**What is asked:** Below are the entries; state how many of their lines contain the string "chart", and nothing more.

BEGIN Raw records

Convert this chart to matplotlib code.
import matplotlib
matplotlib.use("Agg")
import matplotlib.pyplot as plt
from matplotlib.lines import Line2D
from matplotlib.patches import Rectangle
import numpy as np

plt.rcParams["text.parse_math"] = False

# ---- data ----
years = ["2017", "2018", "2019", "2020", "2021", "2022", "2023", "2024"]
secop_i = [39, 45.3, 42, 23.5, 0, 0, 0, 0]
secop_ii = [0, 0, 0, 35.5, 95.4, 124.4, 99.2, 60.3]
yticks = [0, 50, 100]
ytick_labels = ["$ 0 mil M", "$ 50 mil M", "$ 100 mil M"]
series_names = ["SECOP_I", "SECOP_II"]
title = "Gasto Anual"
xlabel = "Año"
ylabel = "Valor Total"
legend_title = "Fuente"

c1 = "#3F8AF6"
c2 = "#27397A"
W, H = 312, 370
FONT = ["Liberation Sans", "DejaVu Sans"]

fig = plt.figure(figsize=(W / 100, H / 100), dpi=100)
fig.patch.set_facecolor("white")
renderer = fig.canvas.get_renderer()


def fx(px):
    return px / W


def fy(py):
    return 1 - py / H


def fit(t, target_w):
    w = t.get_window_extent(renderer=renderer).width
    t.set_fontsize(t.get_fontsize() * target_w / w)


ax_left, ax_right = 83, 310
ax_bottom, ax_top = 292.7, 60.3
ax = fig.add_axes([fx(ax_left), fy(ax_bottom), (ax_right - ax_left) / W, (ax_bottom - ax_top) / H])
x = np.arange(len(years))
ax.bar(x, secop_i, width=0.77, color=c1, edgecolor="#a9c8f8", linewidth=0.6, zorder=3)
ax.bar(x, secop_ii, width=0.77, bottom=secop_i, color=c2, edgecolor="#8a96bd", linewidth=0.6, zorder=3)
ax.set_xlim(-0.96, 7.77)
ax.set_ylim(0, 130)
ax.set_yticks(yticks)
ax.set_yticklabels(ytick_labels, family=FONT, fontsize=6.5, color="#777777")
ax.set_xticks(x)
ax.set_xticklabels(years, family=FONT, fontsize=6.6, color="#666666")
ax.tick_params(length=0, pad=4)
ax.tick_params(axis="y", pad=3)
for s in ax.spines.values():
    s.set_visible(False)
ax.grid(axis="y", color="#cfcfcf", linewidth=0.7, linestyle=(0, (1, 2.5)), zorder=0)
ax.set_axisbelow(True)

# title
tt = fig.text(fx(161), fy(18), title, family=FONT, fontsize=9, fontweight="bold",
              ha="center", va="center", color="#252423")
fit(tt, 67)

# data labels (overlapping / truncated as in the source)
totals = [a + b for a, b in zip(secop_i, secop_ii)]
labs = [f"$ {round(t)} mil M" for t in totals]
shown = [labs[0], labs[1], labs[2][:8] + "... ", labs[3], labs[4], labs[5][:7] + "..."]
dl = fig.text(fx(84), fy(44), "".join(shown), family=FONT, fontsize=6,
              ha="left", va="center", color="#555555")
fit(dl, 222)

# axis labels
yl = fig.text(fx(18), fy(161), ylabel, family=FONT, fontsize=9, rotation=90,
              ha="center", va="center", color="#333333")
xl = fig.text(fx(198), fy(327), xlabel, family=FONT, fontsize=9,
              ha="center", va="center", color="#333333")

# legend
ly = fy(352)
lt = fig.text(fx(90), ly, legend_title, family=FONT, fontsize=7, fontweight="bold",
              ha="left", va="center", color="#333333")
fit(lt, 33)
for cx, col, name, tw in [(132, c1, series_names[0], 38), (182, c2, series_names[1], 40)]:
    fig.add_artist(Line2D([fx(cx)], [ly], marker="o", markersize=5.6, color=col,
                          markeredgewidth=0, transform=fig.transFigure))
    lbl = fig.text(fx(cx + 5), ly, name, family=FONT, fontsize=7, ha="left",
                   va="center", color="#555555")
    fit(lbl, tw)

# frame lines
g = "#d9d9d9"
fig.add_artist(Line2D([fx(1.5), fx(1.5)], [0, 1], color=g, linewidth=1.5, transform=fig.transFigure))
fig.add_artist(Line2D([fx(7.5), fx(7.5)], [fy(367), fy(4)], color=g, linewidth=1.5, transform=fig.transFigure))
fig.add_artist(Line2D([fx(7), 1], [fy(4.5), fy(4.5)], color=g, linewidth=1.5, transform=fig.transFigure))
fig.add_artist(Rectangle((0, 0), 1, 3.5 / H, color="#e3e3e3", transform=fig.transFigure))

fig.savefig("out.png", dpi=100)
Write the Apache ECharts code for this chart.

END Raw records

**Response:** 2